--- begin ---

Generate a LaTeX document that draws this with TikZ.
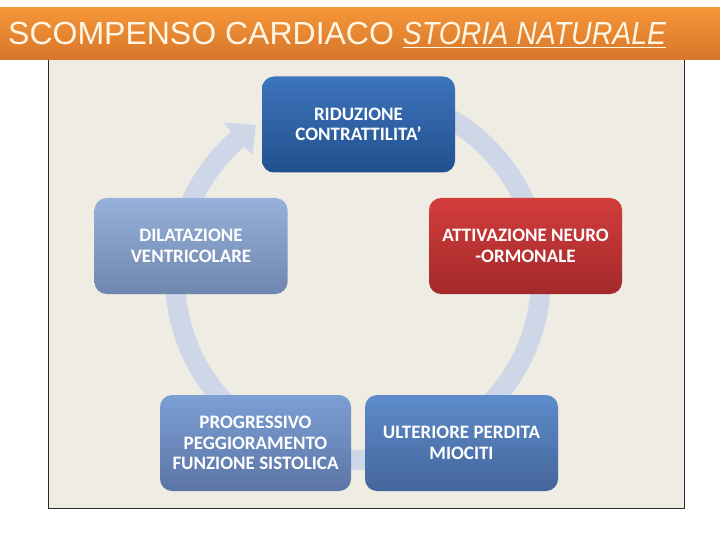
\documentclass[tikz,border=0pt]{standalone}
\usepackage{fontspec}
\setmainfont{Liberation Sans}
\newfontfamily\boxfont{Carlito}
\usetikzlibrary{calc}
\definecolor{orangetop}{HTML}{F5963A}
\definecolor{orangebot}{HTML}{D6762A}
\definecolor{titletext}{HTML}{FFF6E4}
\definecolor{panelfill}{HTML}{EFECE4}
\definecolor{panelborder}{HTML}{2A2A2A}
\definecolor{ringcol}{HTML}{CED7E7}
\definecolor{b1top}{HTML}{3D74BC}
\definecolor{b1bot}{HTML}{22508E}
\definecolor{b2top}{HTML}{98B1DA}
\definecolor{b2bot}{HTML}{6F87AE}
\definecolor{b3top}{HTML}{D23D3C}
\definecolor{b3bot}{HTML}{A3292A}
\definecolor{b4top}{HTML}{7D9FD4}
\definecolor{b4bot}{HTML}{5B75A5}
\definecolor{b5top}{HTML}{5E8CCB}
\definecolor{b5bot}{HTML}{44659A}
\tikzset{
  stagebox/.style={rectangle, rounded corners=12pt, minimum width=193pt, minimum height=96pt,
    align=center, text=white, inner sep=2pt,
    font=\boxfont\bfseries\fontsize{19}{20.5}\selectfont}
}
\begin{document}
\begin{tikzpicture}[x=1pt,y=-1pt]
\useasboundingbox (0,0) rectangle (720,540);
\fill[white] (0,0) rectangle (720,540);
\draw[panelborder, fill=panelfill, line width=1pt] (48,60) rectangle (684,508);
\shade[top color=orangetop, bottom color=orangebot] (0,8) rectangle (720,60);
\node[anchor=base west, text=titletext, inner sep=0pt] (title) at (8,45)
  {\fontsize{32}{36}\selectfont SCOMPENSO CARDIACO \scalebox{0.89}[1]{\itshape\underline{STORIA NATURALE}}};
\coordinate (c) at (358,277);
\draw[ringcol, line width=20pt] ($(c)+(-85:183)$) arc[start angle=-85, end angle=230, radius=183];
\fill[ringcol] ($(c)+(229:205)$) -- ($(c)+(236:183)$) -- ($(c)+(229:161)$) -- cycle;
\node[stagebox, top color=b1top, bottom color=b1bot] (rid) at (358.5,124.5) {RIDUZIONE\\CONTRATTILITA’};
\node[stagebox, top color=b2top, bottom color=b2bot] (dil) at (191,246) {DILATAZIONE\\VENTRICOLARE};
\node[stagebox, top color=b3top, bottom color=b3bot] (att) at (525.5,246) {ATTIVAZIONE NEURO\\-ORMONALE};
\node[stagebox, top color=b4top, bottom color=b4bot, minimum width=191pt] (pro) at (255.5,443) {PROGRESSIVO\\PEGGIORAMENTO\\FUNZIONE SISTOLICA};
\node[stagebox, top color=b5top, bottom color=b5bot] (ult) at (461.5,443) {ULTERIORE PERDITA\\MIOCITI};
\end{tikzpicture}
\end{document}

--- end ---
--- begin ---

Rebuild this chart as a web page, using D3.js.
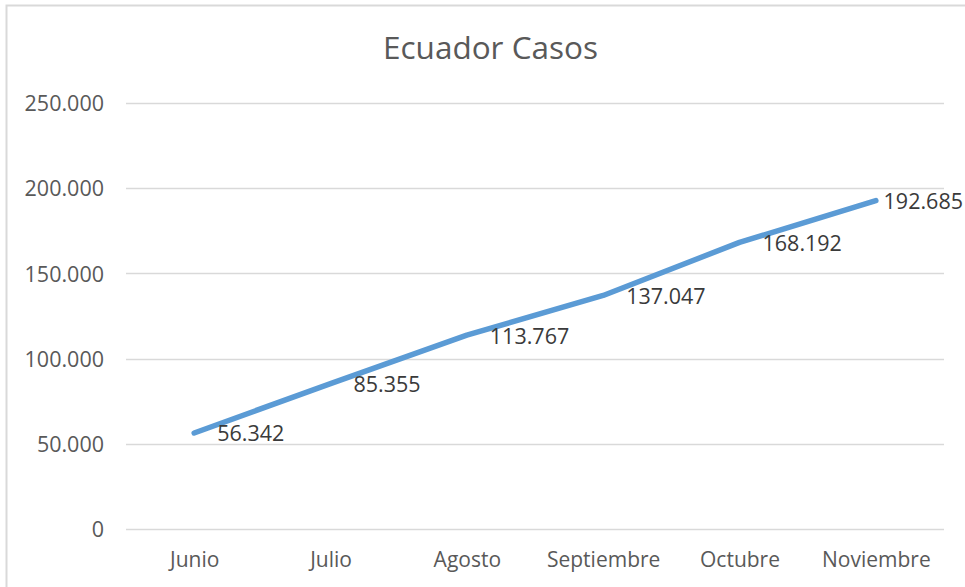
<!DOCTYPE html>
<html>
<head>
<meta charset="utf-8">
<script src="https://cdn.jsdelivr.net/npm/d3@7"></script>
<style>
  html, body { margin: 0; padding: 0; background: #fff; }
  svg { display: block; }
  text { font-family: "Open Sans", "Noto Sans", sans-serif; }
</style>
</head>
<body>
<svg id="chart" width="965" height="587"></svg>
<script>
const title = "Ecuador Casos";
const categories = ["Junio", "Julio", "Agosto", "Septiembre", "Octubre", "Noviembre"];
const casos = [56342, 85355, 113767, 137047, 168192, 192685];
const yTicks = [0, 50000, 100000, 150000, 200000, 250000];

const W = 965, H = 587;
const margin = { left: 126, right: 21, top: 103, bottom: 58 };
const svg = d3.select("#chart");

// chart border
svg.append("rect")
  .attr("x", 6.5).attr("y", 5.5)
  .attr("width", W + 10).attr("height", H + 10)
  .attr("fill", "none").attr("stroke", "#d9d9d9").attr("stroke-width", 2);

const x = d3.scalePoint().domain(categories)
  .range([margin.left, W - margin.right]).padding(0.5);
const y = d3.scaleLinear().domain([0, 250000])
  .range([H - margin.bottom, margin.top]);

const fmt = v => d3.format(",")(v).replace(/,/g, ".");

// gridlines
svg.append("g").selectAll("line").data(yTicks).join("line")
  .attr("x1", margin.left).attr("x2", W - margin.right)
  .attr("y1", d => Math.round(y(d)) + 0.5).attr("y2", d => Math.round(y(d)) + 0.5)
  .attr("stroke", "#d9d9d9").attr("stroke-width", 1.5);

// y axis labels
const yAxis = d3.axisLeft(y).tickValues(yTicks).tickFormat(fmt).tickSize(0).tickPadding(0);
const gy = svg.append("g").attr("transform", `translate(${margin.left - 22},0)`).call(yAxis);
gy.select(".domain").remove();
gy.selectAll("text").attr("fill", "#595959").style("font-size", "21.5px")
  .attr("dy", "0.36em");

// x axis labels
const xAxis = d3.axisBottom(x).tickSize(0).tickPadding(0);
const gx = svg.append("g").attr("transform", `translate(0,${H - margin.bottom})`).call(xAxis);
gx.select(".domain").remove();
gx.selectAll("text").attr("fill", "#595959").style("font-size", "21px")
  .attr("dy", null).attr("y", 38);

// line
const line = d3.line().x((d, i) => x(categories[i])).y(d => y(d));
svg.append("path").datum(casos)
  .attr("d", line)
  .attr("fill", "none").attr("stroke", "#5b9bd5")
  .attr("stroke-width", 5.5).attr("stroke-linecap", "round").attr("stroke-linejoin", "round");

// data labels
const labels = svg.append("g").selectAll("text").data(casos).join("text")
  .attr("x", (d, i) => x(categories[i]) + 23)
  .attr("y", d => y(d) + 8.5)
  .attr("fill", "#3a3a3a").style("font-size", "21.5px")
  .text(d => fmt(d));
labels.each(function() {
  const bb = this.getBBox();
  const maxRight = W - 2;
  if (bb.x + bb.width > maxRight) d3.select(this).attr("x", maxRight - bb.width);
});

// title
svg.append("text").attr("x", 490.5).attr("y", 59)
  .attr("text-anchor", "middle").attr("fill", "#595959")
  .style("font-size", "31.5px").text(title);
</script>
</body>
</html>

--- end ---

Exercise:
Locate all lines that include the word "this" and copy them out.

Worked answer:
Generate a LaTeX document that draws this with TikZ.
Rebuild this chart as a web page, using D3.js.
  const bb = this.getBBox();
  if (bb.x + bb.width > maxRight) d3.select(this).attr("x", maxRight - bb.width);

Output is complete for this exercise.